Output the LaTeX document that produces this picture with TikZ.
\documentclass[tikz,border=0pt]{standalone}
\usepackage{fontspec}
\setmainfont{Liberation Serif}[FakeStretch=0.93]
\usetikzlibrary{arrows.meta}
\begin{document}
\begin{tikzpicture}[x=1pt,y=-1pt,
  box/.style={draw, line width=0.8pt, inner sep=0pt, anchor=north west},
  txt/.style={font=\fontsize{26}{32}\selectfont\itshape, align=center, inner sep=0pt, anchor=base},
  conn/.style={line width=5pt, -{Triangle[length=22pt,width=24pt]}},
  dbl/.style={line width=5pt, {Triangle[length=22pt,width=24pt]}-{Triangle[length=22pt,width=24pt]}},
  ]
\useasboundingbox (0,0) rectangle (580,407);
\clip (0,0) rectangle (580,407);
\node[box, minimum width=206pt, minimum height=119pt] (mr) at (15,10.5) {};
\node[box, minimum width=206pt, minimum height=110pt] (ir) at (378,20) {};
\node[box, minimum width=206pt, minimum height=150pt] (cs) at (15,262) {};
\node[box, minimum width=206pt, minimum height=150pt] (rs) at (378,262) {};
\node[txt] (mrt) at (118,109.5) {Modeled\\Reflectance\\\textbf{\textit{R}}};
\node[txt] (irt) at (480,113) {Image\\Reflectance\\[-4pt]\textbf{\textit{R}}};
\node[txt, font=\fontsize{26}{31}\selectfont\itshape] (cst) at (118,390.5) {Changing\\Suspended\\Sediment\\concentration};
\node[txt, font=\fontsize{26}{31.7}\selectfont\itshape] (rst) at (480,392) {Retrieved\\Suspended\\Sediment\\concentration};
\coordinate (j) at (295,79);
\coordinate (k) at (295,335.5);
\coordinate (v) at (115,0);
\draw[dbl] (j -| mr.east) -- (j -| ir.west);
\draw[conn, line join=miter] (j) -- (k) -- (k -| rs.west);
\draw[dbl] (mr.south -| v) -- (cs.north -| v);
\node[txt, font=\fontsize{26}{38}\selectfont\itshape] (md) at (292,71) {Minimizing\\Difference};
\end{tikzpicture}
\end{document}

● STATED PROBLEM
Set out the complete listing exactly as shown.

● TASK RESULT
Output the LaTeX document that produces this picture with TikZ.
\documentclass[tikz,border=0pt]{standalone}
\usepackage{fontspec}
\setmainfont{Liberation Serif}[FakeStretch=0.93]
\usetikzlibrary{arrows.meta}
\begin{document}
\begin{tikzpicture}[x=1pt,y=-1pt,
  box/.style={draw, line width=0.8pt, inner sep=0pt, anchor=north west},
  txt/.style={font=\fontsize{26}{32}\selectfont\itshape, align=center, inner sep=0pt, anchor=base},
  conn/.style={line width=5pt, -{Triangle[length=22pt,width=24pt]}},
  dbl/.style={line width=5pt, {Triangle[length=22pt,width=24pt]}-{Triangle[length=22pt,width=24pt]}},
  ]
\useasboundingbox (0,0) rectangle (580,407);
\clip (0,0) rectangle (580,407);
\node[box, minimum width=206pt, minimum height=119pt] (mr) at (15,10.5) {};
\node[box, minimum width=206pt, minimum height=110pt] (ir) at (378,20) {};
\node[box, minimum width=206pt, minimum height=150pt] (cs) at (15,262) {};
\node[box, minimum width=206pt, minimum height=150pt] (rs) at (378,262) {};
\node[txt] (mrt) at (118,109.5) {Modeled\\Reflectance\\\textbf{\textit{R}}};
\node[txt] (irt) at (480,113) {Image\\Reflectance\\[-4pt]\textbf{\textit{R}}};
\node[txt, font=\fontsize{26}{31}\selectfont\itshape] (cst) at (118,390.5) {Changing\\Suspended\\Sediment\\concentration};
\node[txt, font=\fontsize{26}{31.7}\selectfont\itshape] (rst) at (480,392) {Retrieved\\Suspended\\Sediment\\concentration};
\coordinate (j) at (295,79);
\coordinate (k) at (295,335.5);
\coordinate (v) at (115,0);
\draw[dbl] (j -| mr.east) -- (j -| ir.west);
\draw[conn, line join=miter] (j) -- (k) -- (k -| rs.west);
\draw[dbl] (mr.south -| v) -- (cs.north -| v);
\node[txt, font=\fontsize{26}{38}\selectfont\itshape] (md) at (292,71) {Minimizing\\Difference};
\end{tikzpicture}
\end{document}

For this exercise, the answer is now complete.